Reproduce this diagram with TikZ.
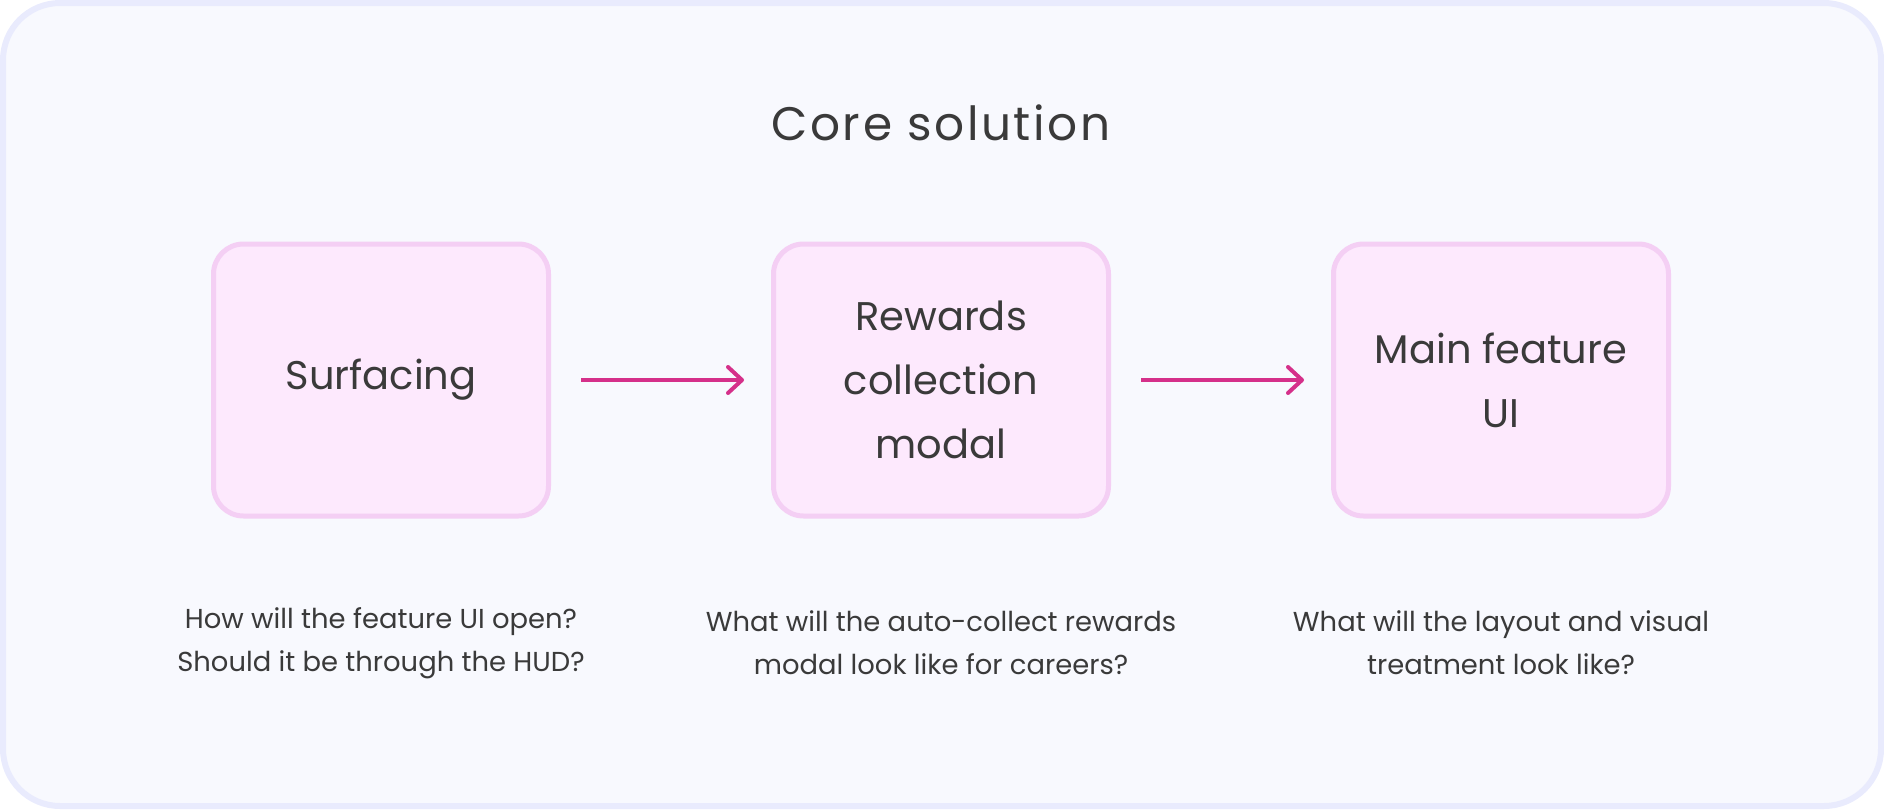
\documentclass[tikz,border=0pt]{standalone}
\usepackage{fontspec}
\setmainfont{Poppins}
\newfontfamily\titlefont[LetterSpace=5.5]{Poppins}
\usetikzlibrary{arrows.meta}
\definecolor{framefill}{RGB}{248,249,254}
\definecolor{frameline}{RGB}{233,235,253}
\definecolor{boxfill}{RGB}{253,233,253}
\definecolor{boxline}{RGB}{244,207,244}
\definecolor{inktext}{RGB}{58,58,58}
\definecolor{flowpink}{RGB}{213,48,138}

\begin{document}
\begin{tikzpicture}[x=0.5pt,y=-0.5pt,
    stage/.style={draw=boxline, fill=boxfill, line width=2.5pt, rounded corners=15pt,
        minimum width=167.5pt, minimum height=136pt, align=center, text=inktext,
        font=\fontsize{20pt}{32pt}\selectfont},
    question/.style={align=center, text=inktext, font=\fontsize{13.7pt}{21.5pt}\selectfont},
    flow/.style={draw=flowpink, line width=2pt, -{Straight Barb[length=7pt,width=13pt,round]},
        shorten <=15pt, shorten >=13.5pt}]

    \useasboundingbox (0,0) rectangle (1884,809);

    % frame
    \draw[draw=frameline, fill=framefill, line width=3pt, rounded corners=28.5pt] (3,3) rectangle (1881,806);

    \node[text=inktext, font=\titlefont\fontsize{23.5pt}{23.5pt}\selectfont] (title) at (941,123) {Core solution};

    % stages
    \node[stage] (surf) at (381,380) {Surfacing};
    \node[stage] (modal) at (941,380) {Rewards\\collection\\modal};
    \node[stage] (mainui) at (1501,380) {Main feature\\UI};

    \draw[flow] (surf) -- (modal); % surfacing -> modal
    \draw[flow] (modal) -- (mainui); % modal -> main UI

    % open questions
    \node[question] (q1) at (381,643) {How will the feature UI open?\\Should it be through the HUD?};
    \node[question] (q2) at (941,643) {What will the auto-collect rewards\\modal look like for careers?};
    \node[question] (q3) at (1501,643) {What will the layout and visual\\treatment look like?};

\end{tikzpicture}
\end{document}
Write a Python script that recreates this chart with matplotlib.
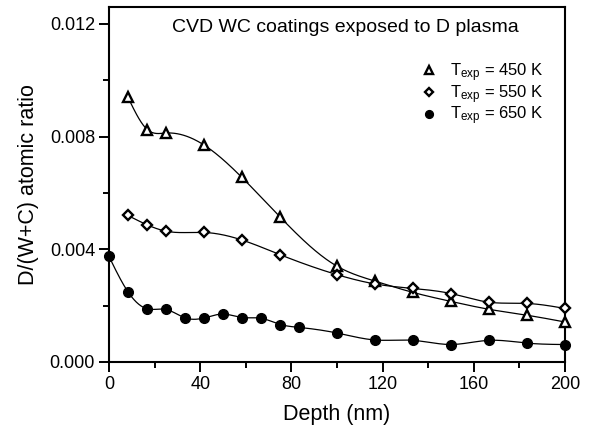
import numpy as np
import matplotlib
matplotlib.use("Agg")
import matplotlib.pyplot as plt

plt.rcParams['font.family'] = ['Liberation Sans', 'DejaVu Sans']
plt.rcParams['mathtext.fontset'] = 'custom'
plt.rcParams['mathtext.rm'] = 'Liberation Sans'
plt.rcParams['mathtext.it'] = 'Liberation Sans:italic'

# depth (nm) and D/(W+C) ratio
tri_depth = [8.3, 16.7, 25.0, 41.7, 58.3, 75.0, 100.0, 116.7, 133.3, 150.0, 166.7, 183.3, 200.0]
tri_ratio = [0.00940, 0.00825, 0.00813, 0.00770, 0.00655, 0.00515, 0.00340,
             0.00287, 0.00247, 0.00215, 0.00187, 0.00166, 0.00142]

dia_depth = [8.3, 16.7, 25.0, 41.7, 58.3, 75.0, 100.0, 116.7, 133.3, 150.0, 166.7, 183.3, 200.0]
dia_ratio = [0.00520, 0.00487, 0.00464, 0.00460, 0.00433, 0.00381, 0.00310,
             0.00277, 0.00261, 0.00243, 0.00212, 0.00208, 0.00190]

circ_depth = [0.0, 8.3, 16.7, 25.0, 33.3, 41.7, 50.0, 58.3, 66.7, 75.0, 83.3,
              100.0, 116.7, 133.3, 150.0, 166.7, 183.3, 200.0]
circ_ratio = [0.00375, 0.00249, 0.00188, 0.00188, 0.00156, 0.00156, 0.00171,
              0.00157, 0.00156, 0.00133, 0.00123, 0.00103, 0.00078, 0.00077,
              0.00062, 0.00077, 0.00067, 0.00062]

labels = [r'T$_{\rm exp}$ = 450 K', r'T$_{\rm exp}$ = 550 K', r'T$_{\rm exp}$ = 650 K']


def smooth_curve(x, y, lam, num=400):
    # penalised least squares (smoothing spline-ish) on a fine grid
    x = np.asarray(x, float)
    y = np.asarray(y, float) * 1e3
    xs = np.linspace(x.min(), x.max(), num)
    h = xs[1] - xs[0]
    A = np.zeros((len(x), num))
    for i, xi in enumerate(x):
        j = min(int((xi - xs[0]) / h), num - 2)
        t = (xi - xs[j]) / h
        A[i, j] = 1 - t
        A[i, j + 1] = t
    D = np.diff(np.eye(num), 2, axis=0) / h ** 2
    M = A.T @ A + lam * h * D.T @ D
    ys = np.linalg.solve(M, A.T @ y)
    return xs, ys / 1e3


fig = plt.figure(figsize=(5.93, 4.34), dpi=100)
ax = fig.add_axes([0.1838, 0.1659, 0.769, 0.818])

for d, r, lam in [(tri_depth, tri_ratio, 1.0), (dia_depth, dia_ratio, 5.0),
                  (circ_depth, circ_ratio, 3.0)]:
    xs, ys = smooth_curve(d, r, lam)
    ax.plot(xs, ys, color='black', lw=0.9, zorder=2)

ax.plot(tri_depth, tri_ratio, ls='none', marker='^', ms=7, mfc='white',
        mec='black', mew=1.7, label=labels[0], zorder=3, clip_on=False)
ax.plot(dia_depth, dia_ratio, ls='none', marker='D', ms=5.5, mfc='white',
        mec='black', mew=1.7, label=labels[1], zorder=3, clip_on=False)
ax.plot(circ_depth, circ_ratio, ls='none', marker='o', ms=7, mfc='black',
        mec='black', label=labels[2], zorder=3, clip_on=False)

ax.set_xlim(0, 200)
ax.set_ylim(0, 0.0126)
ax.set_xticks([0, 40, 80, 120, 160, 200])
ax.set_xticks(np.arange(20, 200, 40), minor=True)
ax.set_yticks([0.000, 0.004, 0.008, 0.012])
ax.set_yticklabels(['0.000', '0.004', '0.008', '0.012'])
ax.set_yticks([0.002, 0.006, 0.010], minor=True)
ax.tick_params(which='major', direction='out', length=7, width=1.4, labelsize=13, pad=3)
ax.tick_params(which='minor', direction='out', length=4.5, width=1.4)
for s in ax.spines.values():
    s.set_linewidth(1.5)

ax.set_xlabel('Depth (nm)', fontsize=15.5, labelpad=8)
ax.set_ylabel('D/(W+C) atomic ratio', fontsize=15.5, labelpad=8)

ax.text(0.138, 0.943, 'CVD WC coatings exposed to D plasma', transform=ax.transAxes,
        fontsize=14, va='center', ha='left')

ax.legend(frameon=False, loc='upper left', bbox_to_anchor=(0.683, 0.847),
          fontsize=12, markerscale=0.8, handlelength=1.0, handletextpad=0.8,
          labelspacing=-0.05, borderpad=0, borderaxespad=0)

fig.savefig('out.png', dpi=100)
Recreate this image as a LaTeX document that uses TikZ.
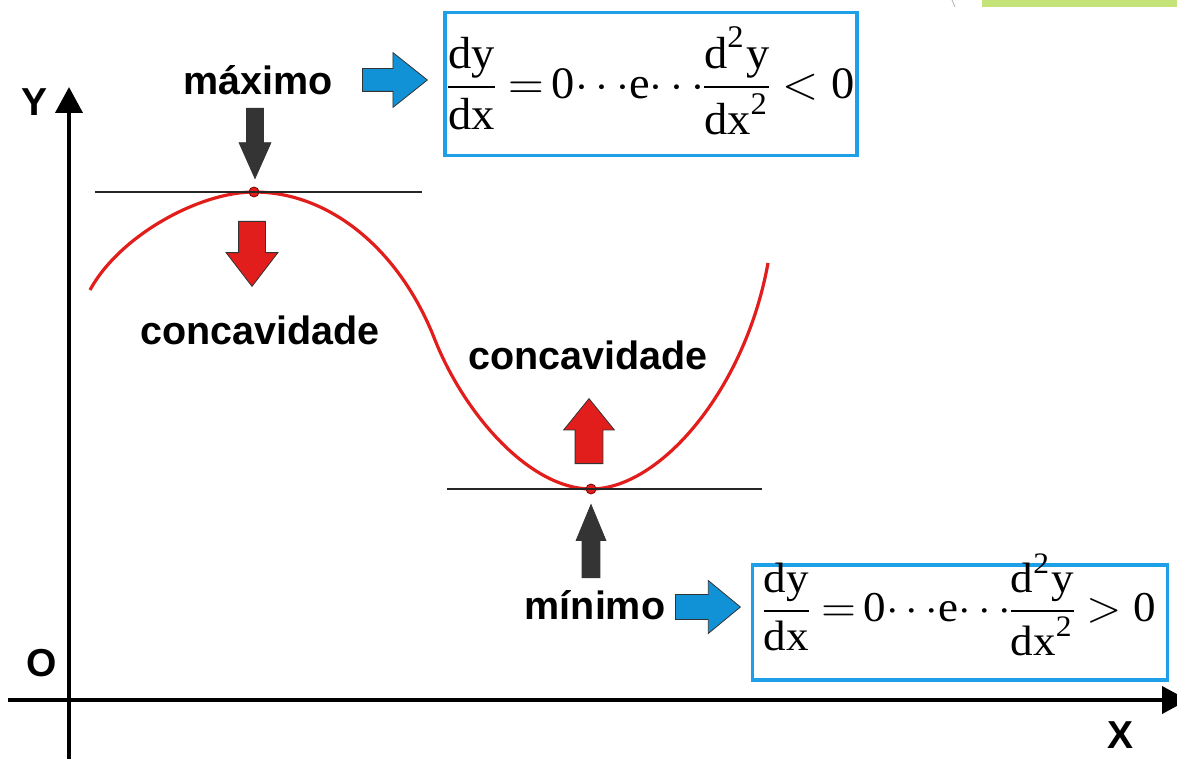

> The task
Extract lines where the string "with" occurs.

> Finished exercise
Reproduce this diagram with TikZ.
Write a Python script that recreates this chart with matplotlib.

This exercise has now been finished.